Kirkus Reviews QR Code
DEAD MAN BLUES by Phil Pastras

DEAD MAN BLUES

Jelly Roll Morton Way Out West

by Phil Pastras

Pub Date: July 1st, 2001
ISBN: 0-520-21523-0
Publisher: Univ. of California

A smart and engaging exploration of an inventive jazzman’s lost years.

Ferdinand “Jelly Roll” Morton (1891–1941) claimed, against evidence well known even in his day, to have invented jazz: “New Orleans,” he wrote to the believe-it-or-not radio host Robert Ripley, “is the cradle of jazz, and I, myself, happened to be the creator in the year 1902.” Whatever the merits of that boast, Morton certainly invented his own past, carefully concealing certain details, conjuring others, and “sticking to a policy of not telling his current mate about any of his previous loves unless he absolutely had to.” In all of this, Pastras (English/ Pasadena City Coll.) suggests, Morton resembles no one so much as the legendary Greek traveler Odysseus, right down to his last storm-dogged passage from New York to California in 1940. He was no stranger to the West, having lived in and around Los Angeles from 1917 to 1923, but his first long sojourn there has been something of a mystery to jazz historians.
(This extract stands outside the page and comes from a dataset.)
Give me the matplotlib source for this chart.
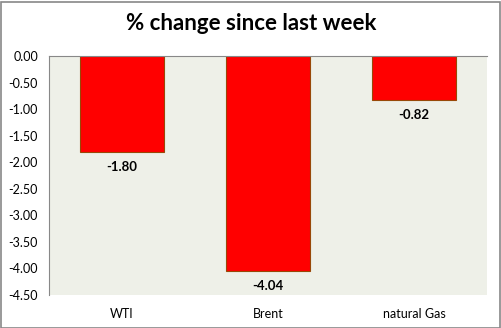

Drawing on Morton’s diaries and scrapbooks, and reading between the lines of interviews with Morton conducted by Alan Lomax and other musicologists and journalists, Pastras guesses that Morton went West for several reasons, not the least of which was his four-decades-long relationship with Anita Gonzalez, a woman as complicated and mysterious as he. (He may also have been on the run from criminals he had crossed, as well as from a voodoo curse.) The author teases out the facts of Morton’s tumultuous romance with Gonzalez (whom Morton called “the only woman I ever loved”) while chronicling Morton’s work in southern California, which ranged from playing piano in mixed-race clubs to composing and recording some of his best-known tunes (including “Someday, Sweetheart,” “Kansas City Stomps,” and “Mamanita”).

A well-written contribution to jazz history, and fine tribute to Morton’s life and work.